EX-3.1 2 ex_725138.htm EXHIBIT 3.1 ex_725138.htm

Exhibit 3.1

 

 

AMENDED AND RESTATED
CERTIFICATE OF INCORPORATION OF

 

VAPOTHERM, INC.

 

ARTICLE I

Name

 

The name of the corporation is Vapotherm, Inc. (the “Corporation”).

 

ARTICLE II

Registered Office and Registered Agent

 

The address of the Corporation’s registered office in the State of Delaware is 251 Little Falls Drive, Wilmington, New Castle County, Delaware 19808. The name of its registered agent at such address is Corporation Service Company.

 

ARTICLE III

Corporate Purpose

 

The purpose of the Corporation is to engage in any lawful act or activity for which a corporation may be organized under the General Corporation Law of the State of Delaware (the “DGCL”).

 

ARTICLE IV

Capital Stock

 

The total number of shares of stock that the Corporation shall have the authority to issue is one thousand (1,000) shares, consisting of one thousand (1,000) shares of common stock, $0.0001 par value per share (the “Common Stock”).

 

ARTICLE V
 

Bylaws

 

The board of directors of the Corporation is authorized and empowered from time to time in its discretion to make, alter, amend or repeal the bylaws of the Corporation (as the same may be amended and/or restated, the “Bylaws”).

 

 

 

ARTICLE VI

Written Ballots

 

Elections of directors of the Corporation need not be by written ballot, except and to the extent provided in the Bylaws.

 

ARTICLE VII

Exculpation

 

To the fullest extent that the DGCL or any other law of the State of Delaware (as they exist on the date hereof or as they may hereafter be amended) permits the limitation or elimination of the liability of directors, no director of the Corporation shall be liable to the Corporation or its stockholders for monetary damages for breach of fiduciary duty as a director. No amendment to, or modification or repeal of, this Article VII shall adversely affect any right or protection of a director of the Corporation existing hereunder with respect to any state of facts existing or act or omission occurring, or any cause of action, suit or claim that, but for this Article VII, would accrue or arise, prior to such amendment, modification or repeal.

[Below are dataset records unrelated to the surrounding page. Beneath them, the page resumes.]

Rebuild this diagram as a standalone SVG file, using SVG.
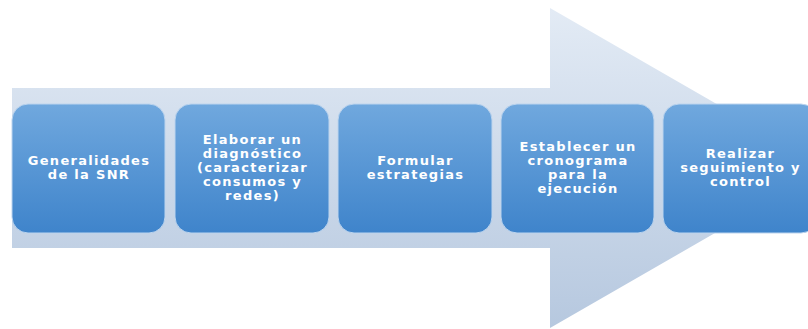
<svg xmlns="http://www.w3.org/2000/svg" width="808" height="329" viewBox="0 0 808 329">
<defs>
<linearGradient id="arrowGrad" x1="0" y1="8" x2="0" y2="328" gradientUnits="userSpaceOnUse">
<stop offset="0" stop-color="#e3ebf5"/>
<stop offset="1" stop-color="#b6c8df"/>
</linearGradient>
<linearGradient id="boxGrad" x1="0" y1="0" x2="0" y2="1">
<stop offset="0" stop-color="#70a8de"/>
<stop offset="1" stop-color="#3f84cb"/>
</linearGradient>
<style>
.box{fill:url(#boxGrad);stroke:#bcd4ee;stroke-width:1}
.lbl{font-family:"DejaVu Sans","Open Sans",sans-serif;font-weight:bold;font-size:13px;fill:#ffffff;text-anchor:middle;letter-spacing:1.3px}
</style>
</defs>
<rect width="808" height="329" fill="#ffffff"/>
<g id="arrow">
<polygon points="12,88 550,88 550,8 828,168 550,328 550,248 12,248" fill="url(#arrowGrad)"/>
</g>
<g id="connectors"></g>
<g id="n1">
<rect class="box" x="12" y="104" width="153" height="129" rx="16"/>
<text class="lbl" x="89" y="165">Generalidades</text>
<text class="lbl" x="89" y="179">de la SNR</text>
</g>
<g id="n2">
<rect class="box" x="175" y="104" width="154" height="129" rx="16"/>
<text class="lbl" x="252.5" y="144">Elaborar un</text>
<text class="lbl" x="252.5" y="158">diagnóstico</text>
<text class="lbl" x="252.5" y="172">(caracterizar</text>
<text class="lbl" x="252.5" y="186">consumos y</text>
<text class="lbl" x="252.5" y="200">redes)</text>
</g>
<g id="n3">
<rect class="box" x="338" y="104" width="154" height="129" rx="16"/>
<text class="lbl" x="415.5" y="165">Formular</text>
<text class="lbl" x="415.5" y="179">estrategias</text>
</g>
<g id="n4">
<rect class="box" x="501" y="104" width="153" height="129" rx="16"/>
<text class="lbl" x="578" y="151">Establecer un</text>
<text class="lbl" x="578" y="165">cronograma</text>
<text class="lbl" x="578" y="179">para la</text>
<text class="lbl" x="578" y="193">ejecución</text>
</g>
<g id="n5">
<rect class="box" x="663" y="104" width="154" height="129" rx="16"/>
<text class="lbl" x="740.5" y="158">Realizar</text>
<text class="lbl" x="740.5" y="172">seguimiento y</text>
<text class="lbl" x="740.5" y="186">control</text>
</g>
</svg>
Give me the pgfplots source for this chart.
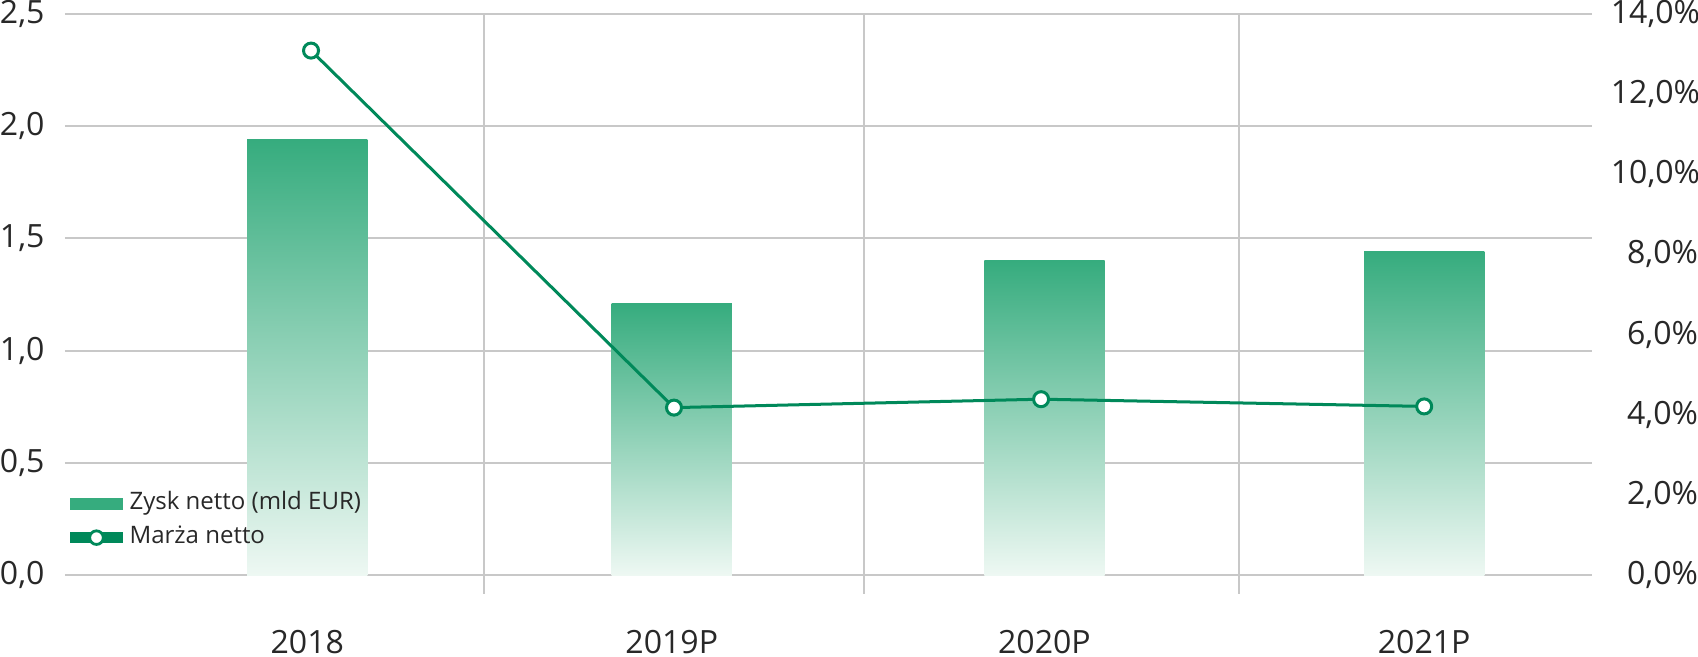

If, after this Certificate of Incorporation is filed with the Secretary of State of the State of Delaware, the DGCL or such other law is amended to authorize corporate action further eliminating or limiting the personal liability of directors, then the liability of a director of the Corporation shall be eliminated or limited to the fullest extent permitted by the DGCL or such other law, as so amended.

 

ARTICLE VIII

Amendment

 

The Corporation reserves the right to amend, alter, change or repeal any provision contained in this Amended and Restated Certificate of Incorporation of the Corporation (as the same may be amended and/or restated, the “Certificate of Incorporation”), in the manner now or hereafter prescribed by statute, and all rights conferred upon stockholders herein are granted subject to this reservation.

 

ARTICLE IX

Exclusive Jurisdiction for Certain Actions

 

Unless the board of directors otherwise consents to the selection of an alternate forum, the Court of Chancery of the State of Delaware (or, if the Court of Chancery of the State of Delaware does not have jurisdiction, the Superior Court of the State of Delaware or, if the Superior Court of the State of Delaware also does not have jurisdiction, the United States District Court for the District of Delaware) shall, to the fullest extent permitted by applicable law, be the sole and exclusive forum for (i) any derivative action or proceeding brought on behalf of the Corporation, (ii) any action asserting a claim of breach of a fiduciary duty owed by any director, officer or employee of the Corporation to the Corporation or the Corporation’s stockholders, (iii) any action asserting a claim against the Corporation arising pursuant to any provision of the DGCL, this Certificate of Incorporation or the Bylaws, (iv) any action to interpret, apply, enforce or determine the validity of this Certificate of Incorporation or the Bylaws or (v) any action asserting a claim against the Corporation governed by the internal affairs doctrine. Any person or entity purchasing or otherwise acquiring any interest in the shares of capital stock of the Corporation shall be deemed to have notice of and consented to the provisions of this Article IX.